Optional advice to help the service team continually improve the service:

  • Consider if there is an opportunity to safely remove repeated email address entry while still managing the risk of incorrect addresses being entered. GOV.UK Design System guidance on repeated email entry is to “only do this if your user research shows it to be effective”: https://design-system.service.gov.uk/patterns/email-addresses/: repeating input may increase validation errors without necessarily targeting the problem.

5. Make sure everyone can use the service 

Decision

The service was rated amber for point 5 of the Standard.

During the assessment, we didn’t see evidence of: 

  • Research with users with a full range of accessibility needs. 
  • Testing (and mitigation if needed) for known usability issues in Select components with long lists (such as in the Country field), especially when used on zoomed browsers or smaller viewports.

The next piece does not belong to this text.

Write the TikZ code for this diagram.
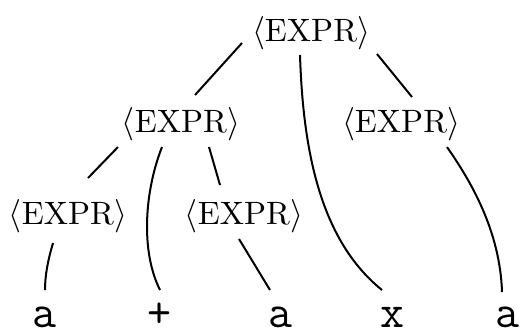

Optional advice to help the service team continually improve the service:

  • The team has tried hard in both Alpha and Private Beta to recruit users for accessibility testing but has found this very difficult. If it is not possible to find large numbers of users, the team could focus on recruitment for needs not covered by their previous research, for example people with motor or auditory impairments.

6. Have a multidisciplinary team

Decision

The service was rated green for point 6 of the Standard.

7. Use agile ways of working

Decision

The service was rated green for point 7 of the Standard.

Optional advice to help the service team continually improve the service:

  • Continue to focus on ways to ensure the handover from Version 1 to the internal PA team can happen in a smooth and seamless manner.

8. Iterate and improve frequently

Decision

The service was rated green for point 8 of the Standard.

9. Create a secure service which protects users’ privacy

Decision

The service was rated green for point 9 of the Standard.

10. Define what success looks like and publish performance data

Decision

The service was rated green for point 10 of the Standard.

11. Choose the right tools and technology

Decision

The service was rated green for point 11 of the Standard.

12. Make new source code open

Decision

The service was rated green for point 12 of the Standard.

13. Use and contribute to open standards, common components and patterns

Decision

The service was rated amber for point 13 of the Standard.

During the assessment, we didn’t see evidence of: 

Optional advice to help the service team continually improve the service:

  • Where the team has departed from a standard pattern or component, or used one with known issues, they should share their variation and the research behind it with the GOV.UK Design System, both to evidence the need for the change and so that other teams can benefit from their research.

14. Operate a reliable service

Decision

The service was rated green for point 14 of the Standard.